I have help; I’ve had it since moving to South America six years ago. There’s a saying round these parts: “You either have a maid or you are a maid.” In my case, it’d be a doorman or handyman or whatnot. Either way, with the daily rate for a housekeeper being an exploitative R$60 (US$37), having help isn’t really seen as a luxury down here. I think of it as job creation. I don’t even want to know how much – or little – the nannies make.

I’ve always paid the help as far above the going rate as I could, considering a) just because I can exploit a segment of the population doesn’t mean I should, and b) most of the help in general consists of black/brown women with kids struggling to pay tuition at a private school so that their kids don’t end up as maids or servicemen themselves, ergo I empathize with the help. As I’ve said on this blog before, had it not been for an Anglo-American slaver bringing my ancestors this side of the Pond, the help could easily have been my mother, sister, aunt, grandma, etc. People here insist that I pay too much, that I “spoil” the help. Yet these same people don’t think twice about requesting raises from their bosses.
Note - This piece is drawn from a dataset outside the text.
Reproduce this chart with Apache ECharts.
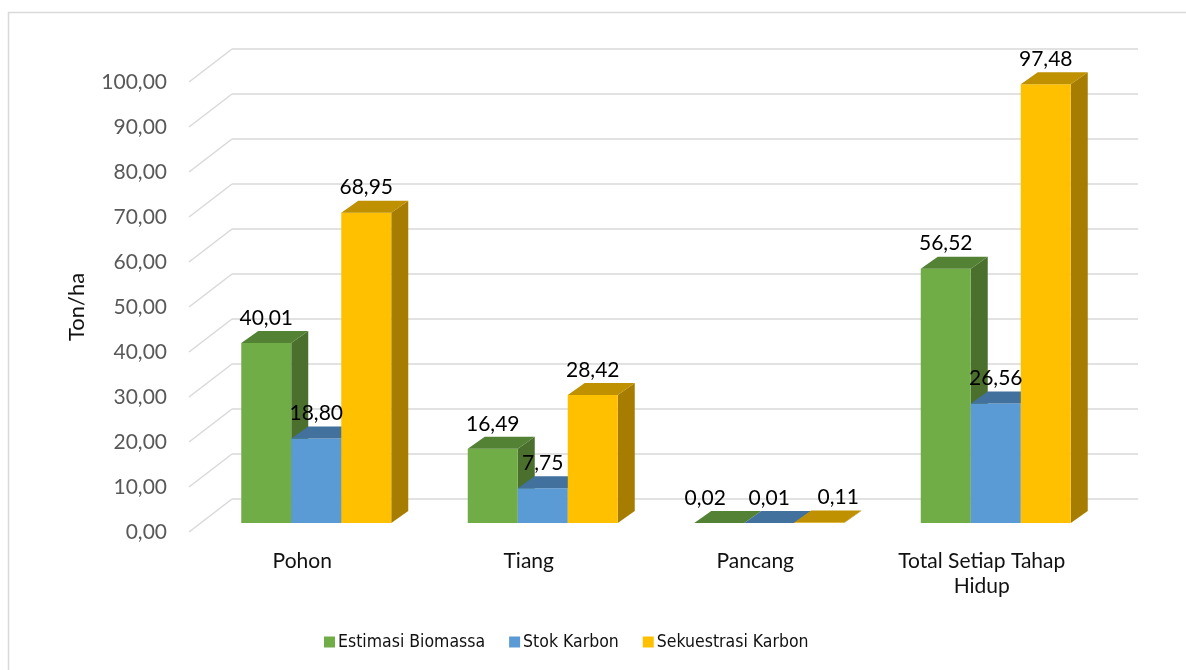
<!DOCTYPE html>
<html>
<head>
<meta charset="utf-8">
<title>Biomassa dan Karbon</title>
<script src="https://cdn.jsdelivr.net/npm/echarts@6/dist/echarts.min.js"></script>
<style>
  html, body { margin: 0; padding: 0; background: #ffffff; }
  #chart { width: 1186px; height: 670px; }
</style>
</head>
<body>
<div id="chart"></div>
<script>
// ---- data ----
const categories = ['Pohon', 'Tiang', 'Pancang', 'Total Setiap Tahap\nHidup'];
const seriesNames = ['Estimasi Biomassa', 'Stok Karbon', 'Sekuestrasi Karbon'];
const biomassa = [40.01, 16.49, 0.02, 56.52];
const stokKarbon = [18.80, 7.75, 0.01, 26.56];
const sekuestrasi = [68.95, 28.42, 0.11, 97.48];
const yTicks = [0, 10, 20, 30, 40, 50, 60, 70, 80, 90, 100];
const yMin = 0, yMax = 100, yStep = 10;

// ---- look ----
const FONT = 'Lato, "Open Sans", sans-serif';
const LEGEND_FONT = '"DejaVu Sans Condensed", "Liberation Sans Narrow", "Liberation Sans", sans-serif';
const palette = [
  { front: '#70AD47', top: '#548235', side: '#4B702D' },
  { front: '#5B9BD5', top: '#41719C', side: '#3A6590' },
  { front: '#FFC000', top: '#BF9000', side: '#A67D00' }
];
const DEPTH_BAR = [17, -12];   // bar depth projection (dx, dy)
const DEPTH_WALL = [43, -33];  // floor depth projection (front -> back wall)
const BAR_RATIO = 50 / 226.5;  // width of one bar relative to a category band
const LABEL_NUDGE_X = { 2: [-14, 0, 19] }; // keep crowded labels apart

const values = [biomassa, stokKarbon, sekuestrasi];
const fmt = v => v.toFixed(2).replace('.', ',');

function barRenderer(si) {
  const c = palette[si];
  return function (params, api) {
    const idx = api.value(0);
    const val = api.value(1);
    const band = api.size([1, 0])[0];
    const bw = band * BAR_RATIO;
    const base = api.coord([idx, 0]);
    const topPt = api.coord([idx, val]);
    const x0 = base[0] - 1.5 * bw + si * bw;
    const x1 = x0 + bw;
    const yb = base[1];
    const yt = topPt[1];
    const dx = DEPTH_BAR[0], dy = DEPTH_BAR[1];
    return {
      type: 'group',
      children: [
        {
          type: 'polygon',
          shape: { points: [[x1, yt], [x1 + dx, yt + dy], [x1 + dx, yb + dy], [x1, yb]] },
          style: { fill: c.side }
        },
        {
          type: 'rect',
          shape: { x: x0, y: yt, width: bw, height: Math.max(yb - yt, 0) },
          style: { fill: c.front }
        },
        {
          type: 'polygon',
          shape: { points: [[x0, yt], [x0 + dx, yt + dy], [x1 + dx, yt + dy], [x1, yt]] },
          style: { fill: c.top }
        }
      ]
    };
  };
}

function labelRenderer(si) {
  return function (params, api) {
    const idx = api.value(0);
    const val = api.value(1);
    const band = api.size([1, 0])[0];
    const bw = band * BAR_RATIO;
    const base = api.coord([idx, 0]);
    const topPt = api.coord([idx, val]);
    const cx = base[0] - 1.5 * bw + si * bw + bw / 2;
    const nudge = LABEL_NUDGE_X[idx] ? LABEL_NUDGE_X[idx][si] : 0;
    return {
      type: 'text',
      style: {
        x: cx + nudge,
        y: topPt[1] + DEPTH_BAR[1] - 13,
        text: fmt(val),
        fill: '#000000',
        font: '21px ' + FONT,
        align: 'center',
        verticalAlign: 'middle'
      }
    };
  };
}

function wallRenderer(params, api) {
  const y = api.coord([0, api.value(1)])[1];
  const x = params.coordSys.x;
  return {
    type: 'line',
    shape: { x1: x, y1: y, x2: x + DEPTH_WALL[0], y2: y + DEPTH_WALL[1] },
    style: { stroke: '#D9D9D9', lineWidth: 1.5 }
  };
}

const series = [];
// slanted floor-to-wall gridlines
series.push({
  type: 'custom',
  xAxisIndex: 1, yAxisIndex: 1,
  renderItem: wallRenderer,
  data: yTicks.map(t => [0, t]),
  encode: { x: 0, y: 1 },
  silent: true,
  z: 1
});
values.forEach((arr, si) => {
  series.push({
    name: seriesNames[si],
    type: 'custom',
    xAxisIndex: 2, yAxisIndex: 2,
    renderItem: barRenderer(si),
    data: arr.map((v, i) => [i, v]),
    encode: { x: 0, y: 1 },
    itemStyle: { color: palette[si].front },
    z: 3 + si
  });
});
values.forEach((arr, si) => {
  series.push({
    type: 'custom',
    xAxisIndex: 2, yAxisIndex: 2,
    renderItem: labelRenderer(si),
    data: arr.map((v, i) => [i, v]),
    encode: { x: 0, y: 1 },
    silent: true,
    z: 20
  });
});

const hiddenCat = { type: 'category', data: categories, show: false };
const option = {
  backgroundColor: '#ffffff',
  animation: false,
  grid: [
    // back wall
    { left: 232, top: 49, width: 906, height: 450 },
    // front edge of the floor (axis labels)
    { left: 189, top: 82, width: 906, height: 450 },
    // bar front plane
    { left: 203, top: 73, width: 906, height: 450 }
  ],
  xAxis: [
    Object.assign({ gridIndex: 0 }, hiddenCat),
    {
      gridIndex: 1, type: 'category', data: categories,
      axisLine: { show: false }, axisTick: { show: false },
      axisLabel: { color: '#111111', fontFamily: FONT, fontSize: 21, margin: 17, lineHeight: 25 }
    },
    Object.assign({ gridIndex: 2 }, hiddenCat)
  ],
  yAxis: [
    {
      gridIndex: 0, type: 'value', min: yMin, max: yMax, interval: yStep,
      axisLine: { show: false }, axisTick: { show: false }, axisLabel: { show: false },
      splitLine: { show: true, lineStyle: { color: '#D9D9D9', width: 1.5 } }
    },
    {
      gridIndex: 1, type: 'value', min: yMin, max: yMax, interval: yStep,
      axisLine: { show: false }, axisTick: { show: false },
      splitLine: { show: false },
      axisLabel: { color: '#595959', fontFamily: FONT, fontSize: 21, margin: 22, formatter: v => fmt(v) },
      name: 'Ton/ha', nameLocation: 'middle', nameGap: 101, nameRotate: 90,
      nameTextStyle: { color: '#111111', fontFamily: FONT, fontSize: 22 }
    },
    {
      gridIndex: 2, type: 'value', min: yMin, max: yMax, interval: yStep, show: false
    }
  ],
  legend: {
    data: seriesNames,
    left: 319, top: 628,
    icon: 'rect', itemWidth: 11, itemHeight: 11, itemGap: 24,
    textStyle: { color: '#111111', fontFamily: LEGEND_FONT, fontSize: 17.5, padding: [0, 0, 0, -2] },
    selectedMode: false
  },
  graphic: [
    {
      type: 'rect', silent: true, z: -1,
      shape: { x: 8.5, y: 12.5, width: 1300, height: 800 },
      style: { fill: 'none', stroke: '#D9D9D9', lineWidth: 1.5 }
    }
  ],
  series: series
};

const chart = echarts.init(document.getElementById('chart'), null, { renderer: 'canvas' });
chart.setOption(option);
</script>
</body>
</html>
My help have always, always been honest, intelligent ladies who have left 100-real bank notes they found balled up in my shirt pocket flattened and pressed on the kitchen table in plain view. They’ve been meticulous housekeepers, and sometimes, expert cooks. My help has better budgeting skills than I do, never complaining even once when I’ve had to miss payment one week because of my own foolishness. The help doesn’t really get a lot of respect, either: “A smart maid is a secretary.” God bless my help.

Hats off to Señora Gladys, Teresa, Diva, and Rosa. Unfortunately, you’ll never know just how much your help means to any country’s “economic miracle.”